Bill Gates, für den der Beteiligungsbetrag von 150 Millionen Dollar sozusagen aus der Portokasse bezahlbar ist, hat mit dem Deal gleich mehrere Fliegen mit einer Klappe schlagen können. Bill Gates Medienkonzern umfaßt mittlerweile nicht nur die mit weitem Abstand marktführende Software-Marke Microsoft, sondern auch Fernsehsender, Online-Magazine und vor allem Internet-Produkte. Alles in allem erzielte Gates 1996 einen Umsatz von 20,3 Milliarden Mark und ein Rekordgewinn von 6,1 Milliarden Mark.

Wichtigstes Argument für seinen Einstieg bei Apple, so Analysten, seien vor allem seine Probleme mit der amerikanischen Anti-Trust-Behörde. Denn den Kartellhütern ist die dominierende Marktpräsenz von Microsoft seit langem ein Dorn im Auge. Durch den Erhalt des Konkurrenzsystems Apple könnte Bill Gates die drohende Zersplitterung seines Konzerns in einen Betriebssystem- und einen Softwareanbieter clever umgangen haben.

Auch die Absicht, für die Microsoft-Internet-Produkte, die laut Vereinbarung künftig auch auf Apple-Rechnern zum Tragen kommen, Marktvorteile zu gewinnen, hat eine Rolle gespielt. Bill Gates hat erkannt, daß die Zugangskontrolle zum Internet sein größtes Kapital für die Zukunft ist. Hier ist der Zugriff auf die Apple-PCs ein maßgeblicher Vorteil vor den jungen Konkurrenten wie Netscape und Java, den beiden Haaren im Internet-Suppeneinheitstopf von Microsoft.

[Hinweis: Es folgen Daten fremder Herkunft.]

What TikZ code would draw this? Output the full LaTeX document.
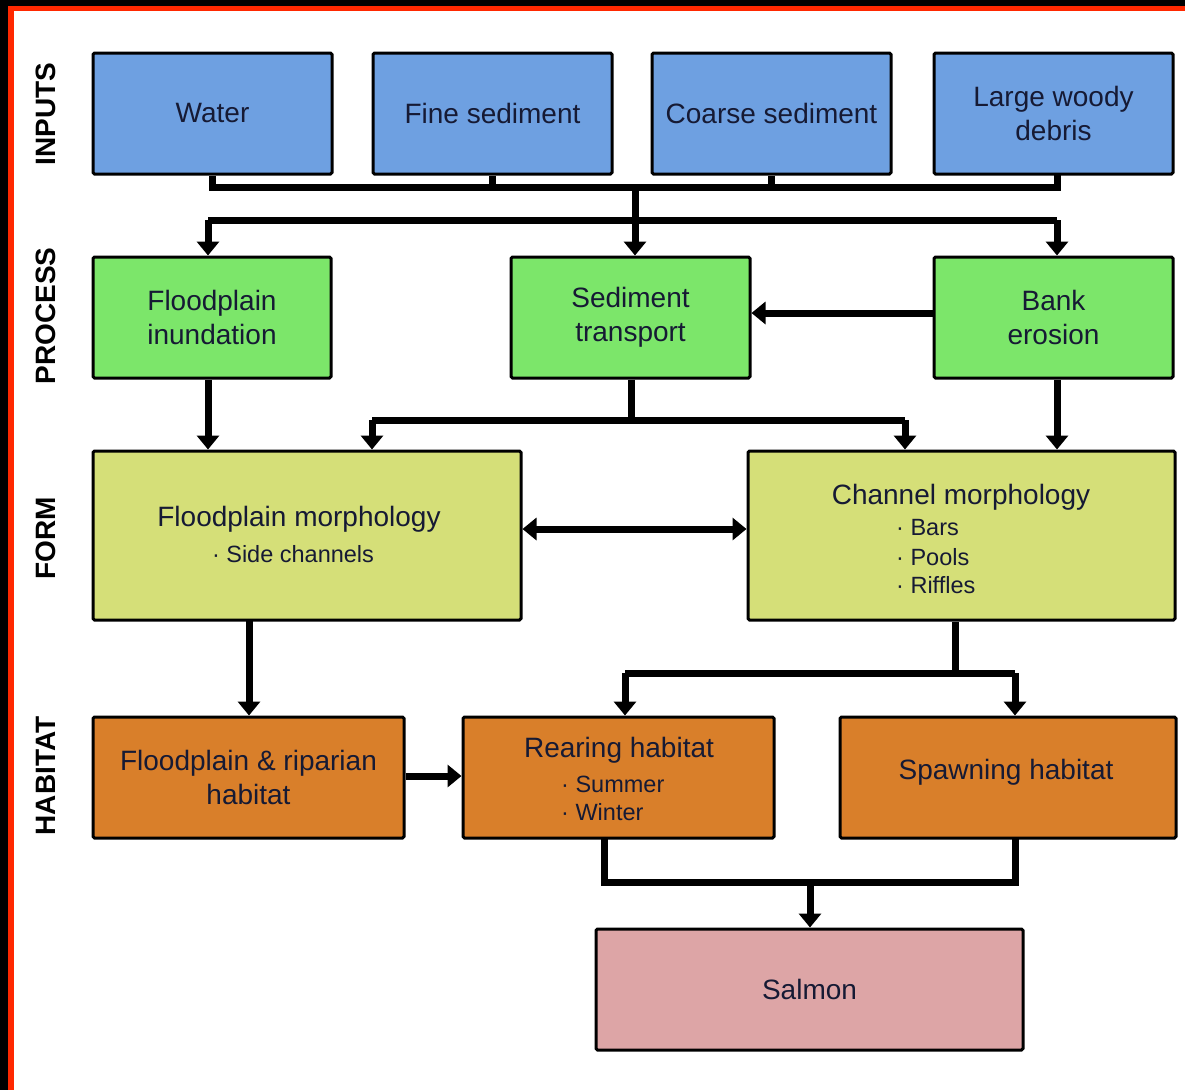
\documentclass[tikz,border=0pt]{standalone}
\usepackage{fontspec}
\setmainfont{Liberation Sans}
\usetikzlibrary{arrows.meta}
\definecolor{txt}{RGB}{22,26,52}
\definecolor{cblue}{RGB}{110,160,225}
\definecolor{cgreen}{RGB}{124,230,106}
\definecolor{cyel}{RGB}{213,223,120}
\definecolor{corange}{RGB}{217,127,42}
\definecolor{cpink}{RGB}{221,165,166}
\definecolor{cred}{RGB}{255,40,0}
\tikzset{
  box/.style={draw=black, line width=3pt, rounded corners=1.5pt, text=txt, inner sep=0pt,
    font=\fontsize{28}{34}\selectfont, align=center},
  inbox/.style={box, fill=cblue, minimum width=239pt, minimum height=121pt},
  prbox/.style={box, fill=cgreen, minimum height=121pt},
  fobox/.style={box, fill=cyel, minimum height=169pt},
  habox/.style={box, fill=corange, minimum height=121pt},
  title/.style={text=txt, inner sep=0pt, font=\fontsize{28}{34}\selectfont},
  sub/.style={text=txt, inner sep=0pt, font=\fontsize{23.5}{28}\selectfont},
  conn/.style={line width=7pt, draw=black, line join=miter},
  arr/.style={conn, -{Triangle[width=22pt,length=14pt]}},
  darr/.style={conn, {Triangle[width=22pt,length=14pt]}-{Triangle[width=22pt,length=14pt]}},
  layer/.style={rotate=90, inner sep=0pt, font=\bfseries\fontsize{28}{30}\selectfont}
}
\begin{document}
\begin{tikzpicture}[x=1pt,y=-1pt]
\useasboundingbox (0,0) rectangle (1185,1090);
\fill[white] (0,0) rectangle (1185,1090);
% frame
\fill[black] (0,0) rectangle (1185,6);
\fill[black] (0,0) rectangle (8,1090);
\fill[cred] (8,6) rectangle (1185,11);
\fill[cred] (8,6) rectangle (14,1090);

% layer labels
\node[layer] (lin) at (46,114) {INPUTS};
\node[layer] (lpr) at (46,316) {PROCESS};
\node[layer] (lfo) at (46,538) {FORM};
\node[layer] (lha) at (46,776) {HABITAT};

% inputs
\node[inbox] (water) at (212.5,113.5) {Water};
\node[inbox] (fine) at (492.5,113.5) {Fine sediment};
\node[inbox] (coarse) at (771.5,113.5) {Coarse sediment};
\node[inbox] (lwd) at (1053.5,113.5) {Large woody\\debris};

% process
\node[prbox, minimum width=238pt] (fi) at (212,317.5) {Floodplain\\inundation};
\node[prbox, minimum width=239pt] (st) at (630.5,317.5) {Sediment\\transport};
\node[prbox, minimum width=239pt] (be) at (1053.5,317.5) {Bank\\erosion};

% form
\node[fobox, minimum width=428pt] (fm) at (307,535.5) {};
\node[title] (fmt) at (299,519) {Floodplain morphology};
\node[sub] (fms) at (293,554) {· Side channels};
\node[fobox, minimum width=427pt] (cm) at (961.5,535.5) {};
\node[title] (cmt) at (961,497) {Channel morphology};
\node[sub, anchor=west] (cm1) at (896,528) {· Bars};
\node[sub, anchor=west] (cm2) at (896,557) {· Pools};
\node[sub, anchor=west] (cm3) at (896,585) {· Riffles};

% habitat
\node[habox, minimum width=311pt] (fr) at (248.5,777.5) {Floodplain \& riparian\\habitat};
\node[habox, minimum width=311pt] (rh) at (618.5,777.5) {};
\node[title] (rht) at (619,750) {Rearing habitat};
\node[sub, anchor=west] (rh1) at (561,784) {· Summer};
\node[sub, anchor=west] (rh2) at (561,812) {· Winter};
\node[habox, minimum width=336pt] (sh) at (1008,777.5) {};
\node[title] (sht) at (1006,772) {Spawning habitat};

% salmon
\node[box, fill=cpink, minimum width=427pt, minimum height=121pt] (salmon) at (809.5,989.5) {Salmon};

% bus coordinates
\coordinate (b1) at (635,187);
\coordinate (b2) at (635,220);
\coordinate (b2w) at (208,220);
\coordinate (b2e) at (1057,220);
\coordinate (b3) at (631,420);
\coordinate (b3w) at (372,420);
\coordinate (b3e) at (905,420);
\coordinate (b4) at (955,673);
\coordinate (b4w) at (625,673);
\coordinate (b4e) at (1015,673);
\coordinate (rhs) at (604,838);
\coordinate (shs) at (1015,838);
\coordinate (b5w) at (604,882);
\coordinate (b5e) at (1015,882);
\coordinate (b5) at (810,882);
\coordinate (fms2) at (249,620);
\coordinate (lwds) at (1057,174);

% inputs -> bus
\draw[conn] (water.south) -- (water.south |- b1) -- (b1 -| lwds) -- (lwds);
\draw[conn] (fine.south) -- (fine.south |- b1);
\draw[conn] (coarse.south) -- (coarse.south |- b1);
\draw[conn] (b1) -- (b2);
\draw[conn] (b2w) -- (b2e);
\draw[arr] (b2w) -- (b2w |- fi.north);
\draw[arr] (b2) -- (b2 |- st.north);
\draw[arr] (b2e) -- (b2e |- be.north);

% process
\draw[arr] (be.west |- 0,313) -- (st.east |- 0,313);
\draw[arr] (b2w |- fi.south) -- (b2w |- fm.north);
\draw[conn] (st.south -| b3) -- (b3);
\draw[conn] (b3w) -- (b3e);
\draw[arr] (b3w) -- (b3w |- fm.north);
\draw[arr] (b3e) -- (b3e |- cm.north);
\draw[arr] (b2e |- be.south) -- (b2e |- cm.north);

% form
\draw[darr] (fm.east |- 0,529) -- (cm.west |- 0,529);
\draw[arr] (fms2) -- (fms2 |- fr.north);
\draw[conn] (cm.south -| b4) -- (b4);
\draw[conn] (b4w) -- (b4e);
\draw[arr] (b4w) -- (b4w |- rh.north);
\draw[arr] (b4e) -- (b4e |- sh.north);

% habitat
\draw[arr] (fr.east |- 0,776) -- (rh.west |- 0,776);
\draw[conn] (rhs) -- (b5w) -- (b5e) -- (shs);
\draw[arr] (b5) -- (b5 |- salmon.north);
\end{tikzpicture}
\end{document}
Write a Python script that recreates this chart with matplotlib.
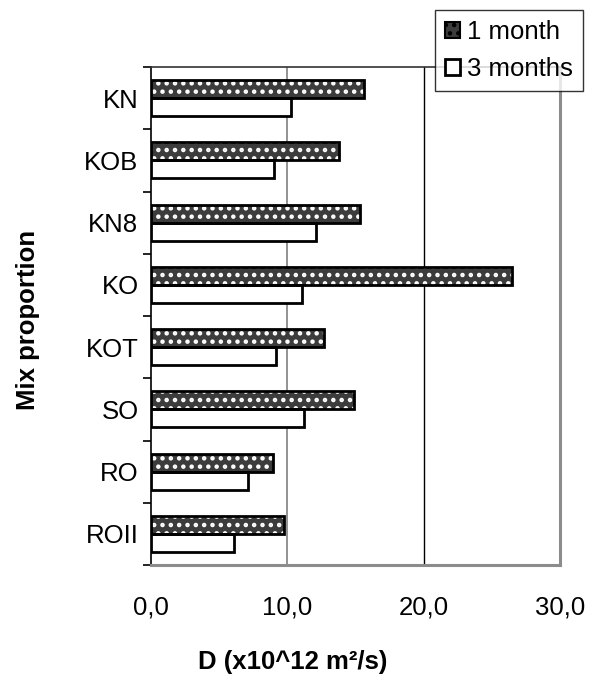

Ein weiteres Plus des Zusammengangs sind laut Wirtschaftsinsidern die Beendigung von Patent- und Lizenzstreitigkeiten der beiden Firmen, die sich mit dem Joint-Venture erledigt haben dürften. Alles in allem scheint Bill Gates erneut einen cleveren Schachzug gemacht zu haben, seine unangefochtene Führungsrolle im Computerbereich zu festigen. Einen Tag nach der Ankündigung seines Einstiegs bei Apple stiegen die Aktien des Konzerns um 6,5 auf über 26 Dollar – einen Großteil seiner Investition hat Bill Gates also alleine dadurch wieder drin – in der Portokasse.